Collin McHugh has been terrific as a reclamation, posting a 2.39 ERA with a 39-7 strikeout/walk ratio in 26 1/3 innings. But he hasn't faced more than 11 batters in any single appearance, and hasn't logged big innings in five years while dealing with injuries.

If Tampa turns to the minors and injury rehab assignments, these are the next Rays in line:

  • Right-hander Luis Patiño, a 21-year-old consensus top 15-20 overall prospect, already has made three starts for the Rays this season, posting a 3.60 ERA with 19 strikeouts in 15 innings before sustaining a lacerated finger. Since returning to action at Triple-A Durham on June 1, he's been even better, posting a 2.93 ERA with 19 strikeouts and three walks in 15 1/3 innings.
  • Chris Archer returned to the mound a week ago Saturday, throwing 10 pitches in a bullpen session, after sustaining a forearm injury early this season. His next step would be live batting practice, but Tampa is taking it slowly. Archer had thoracic outlet surgery a year ago when he was still with the Pirates.
  • Right-hander Shane Baz, 22, is the 24th overall prospect according to Baseball Prospectus. He's made just one appearance for Durham, but between there and Class AA, he has a 2.45 ERA with 54 strikeouts and just three walks in 36 2/3 innings. He's another prospect the Rays got from the Pirates.
  • Lefty Brendan McKay, who started a rehab assignment at extended spring training on May 26, recently threw in a game for the first time since his shoulder surgery in 2020. McKay, who also has hitting skills, had great numbers as a pitcher coming up the minor-league ladder in 2019, going 6-0 with a 1.10 ERA in 13 starts between Double-A and Triple-A before making 11 starts with Tampa and appearing in three postseason games.

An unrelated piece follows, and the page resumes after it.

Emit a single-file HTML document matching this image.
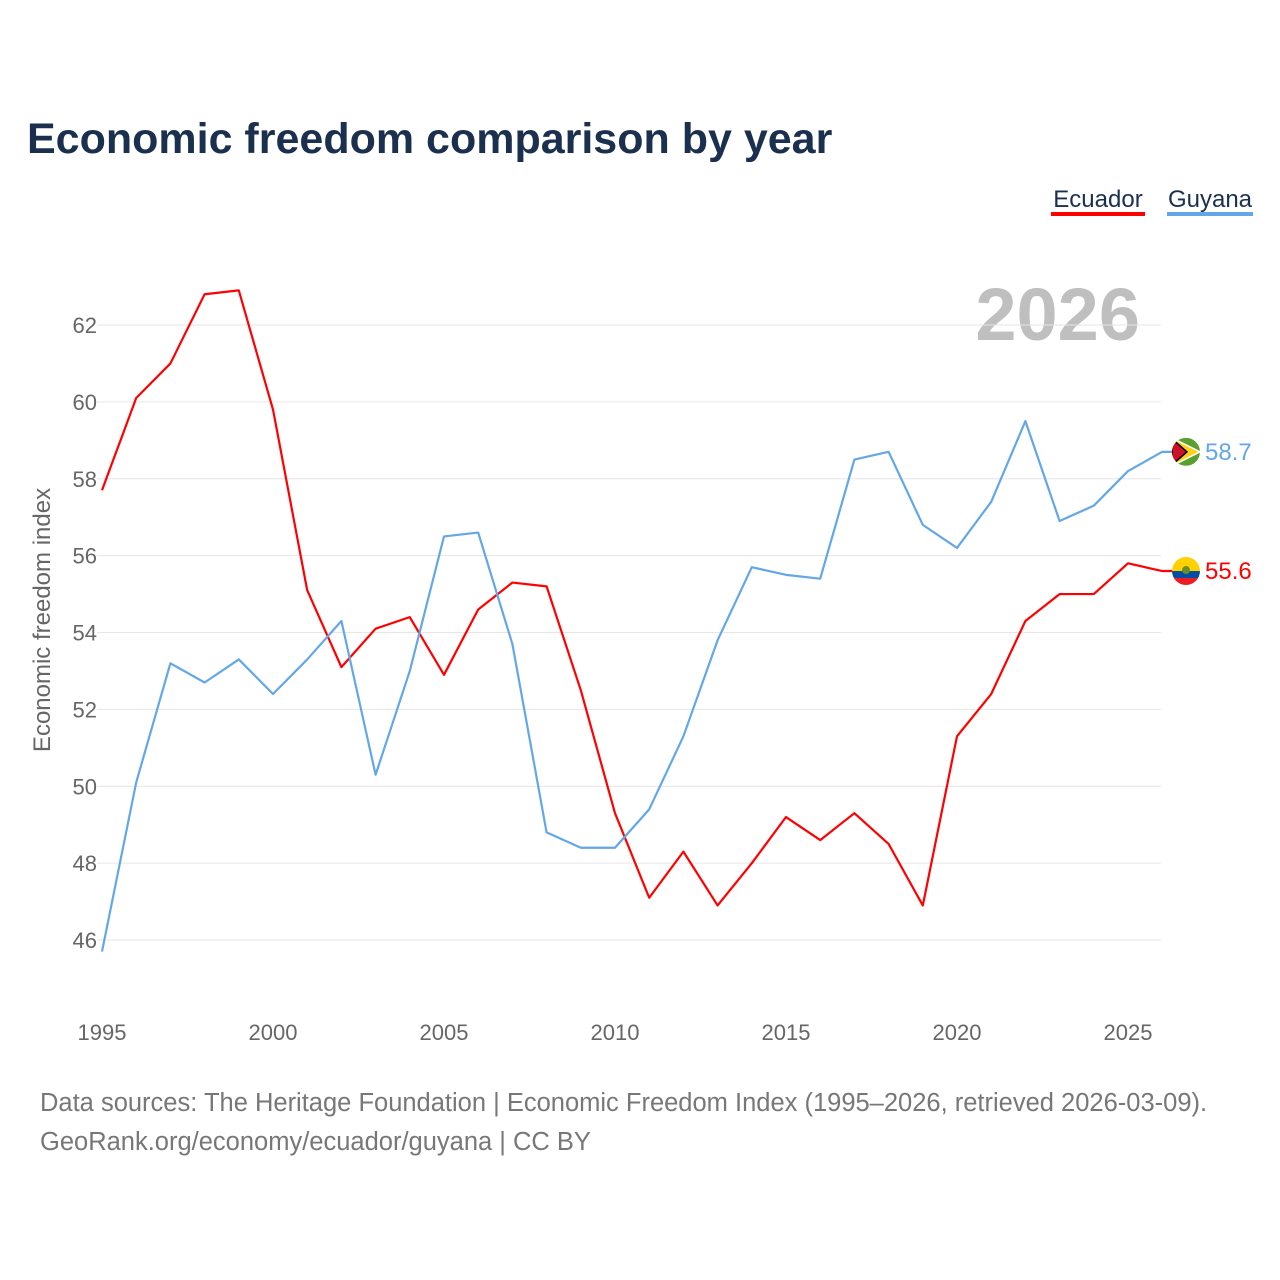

The Rays have plenty of trade chips if they wanted to pursue someone like Max Scherzer, who could be on the market if the Nationals remain out of contention in late July. Scherzer would still be owed about $12 million, which is not typically Tampa Bay’s style, and would be subject to a bidding war. But the Rays got so close to winning the World Series in 2020 that (other than money) Scherzer would make a lot of sense.

The Rays reportedly could be in the market for lesser names who will be free agents in 2022, like Matthew Boyd of the Tigers, old friend Alex Cobb of the Angels, Danny Duffy of the Royals, Jon Gray of the Rockies and Michael Pineda of the Twins. Other pitchers under multiyear deals who could be available include: Jose Berrios of the Twins, Kyle Gibson of the Rangers, Marco Gonzales of the Mariners and Germán Marquez of the Rockies.

Tampa Bay might not want to make a big deal for a pitcher because of the cost, but these innings are going to have to come from somewhere.